Eric Tichy, PharmD, the study's author and division chair of pharmacy supply chain at Mayo Clinic in Rochester, Minn., told Becker's the COVID-19 pandemic — and its drugs — complicated hospital pharmacy budgets.
For example, remdesivir, which Gilead Sciences sells with the brand name Veklury, was the first approved COVID-19 therapy in 2020. In 2021, Gilead reported $5.6 billion in earnings from that one product as nonfederal hospitals spent $3.1 billion on buying and using the drug. The next year, utilization of the drug fell as the pandemic waned and hospital expenditures on it decreased 58.1 percent
In 2022, remdesivir was still hospitals' priciest pharmaceutical expense, accounting for $1.31 billion, according to the study, which the American Journal of Health-System Pharmacy published April 24.
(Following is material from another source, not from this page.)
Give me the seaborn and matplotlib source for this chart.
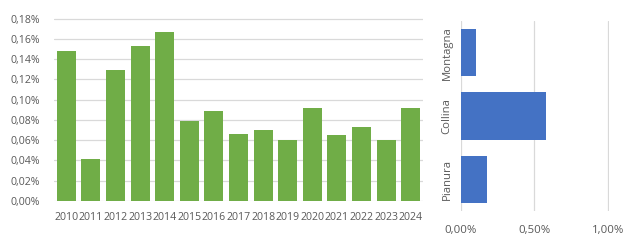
import matplotlib
matplotlib.use("Agg")
import matplotlib.pyplot as plt
import seaborn as sns
import pandas as pd
from matplotlib.ticker import FuncFormatter, FixedLocator

sns.set_theme(style="white")
plt.rcParams['font.family'] = ['Open Sans', 'DejaVu Sans']

years = [str(y) for y in range(2010, 2025)]
year_values = [0.148, 0.041, 0.129, 0.153, 0.167, 0.079, 0.089, 0.066, 0.070,
               0.060, 0.092, 0.065, 0.073, 0.060, 0.092]  # percent
zones = ["Montagna", "Collina", "Pianura"]
zone_values = [0.10, 0.58, 0.18]  # percent
y_ticks = [0.00, 0.02, 0.04, 0.06, 0.08, 0.10, 0.12, 0.14, 0.16, 0.18]
x_ticks = [0.0, 0.5, 1.0]

green = "#70AD47"
blue = "#4472C4"
grid_c = "#D9D9D9"
txt_c = "#595959"

fig = plt.figure(figsize=(6.3, 2.4), dpi=100)
ax1 = fig.add_axes([54/630, 1-201/240, (423-54)/630, (201-18)/240])
ax2 = fig.add_axes([461/630, 1-211/240, (609-461)/630, (211-21)/240])

df1 = pd.DataFrame({"year": years, "val": year_values})
sns.barplot(data=df1, x="year", y="val", color=green, saturation=1,
            width=0.77, linewidth=0, ax=ax1)
ax1.set_ylim(0, 0.1805)
ax1.set_xlim(-0.5, len(years) - 0.5)
ax1.yaxis.set_major_locator(FixedLocator(y_ticks))
fmt = lambda v, p: f"{v:.2f}%".replace(".", ",")
ax1.yaxis.set_major_formatter(FuncFormatter(fmt))
ax1.grid(axis="y", color=grid_c, linewidth=0.9)
ax1.set_axisbelow(True)
for s in ax1.spines.values():
    s.set_visible(False)
ax1.set_xlabel("")
ax1.set_ylabel("")
ax1.tick_params(axis="both", length=0, labelsize=7.6, colors=txt_c)
ax1.tick_params(axis="x", pad=8)
ax1.tick_params(axis="y", pad=10)

df2 = pd.DataFrame({"zone": zones, "val": zone_values})
sns.barplot(data=df2, y="zone", x="val", color=blue, saturation=1,
            width=0.75, linewidth=0, orient="h", ax=ax2)
ax2.set_xlim(0, 1.007)
ax2.xaxis.set_major_locator(FixedLocator(x_ticks))
ax2.xaxis.set_major_formatter(FuncFormatter(fmt))
ax2.grid(axis="x", color=grid_c, linewidth=0.9)
ax2.set_axisbelow(True)
for s in ax2.spines.values():
    s.set_visible(False)
ax2.set_xlabel("")
ax2.set_ylabel("")
ax2.tick_params(axis="both", length=0, labelsize=8.2, colors=txt_c)
ax2.tick_params(axis="x", pad=10)
for lab in ax2.get_yticklabels():
    lab.set_rotation(90)
    lab.set_va("center")
    lab.set_ha("center")
ax2.tick_params(axis="y", pad=10)

fig.savefig("out.png", dpi=100)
The list price of remdesivir stayed the same as hospitals' needs for it fell, leading to its 58 percent drop. The dramatic decrease in its utilization was not predicted before 2022, which muddled plans for pharmaceutical budgets.
"In hospitals and most businesses, we like to have stable financials. [The pandemic] has made it very difficult to predict and provide financial forecasts," Dr. Tichy told Becker's.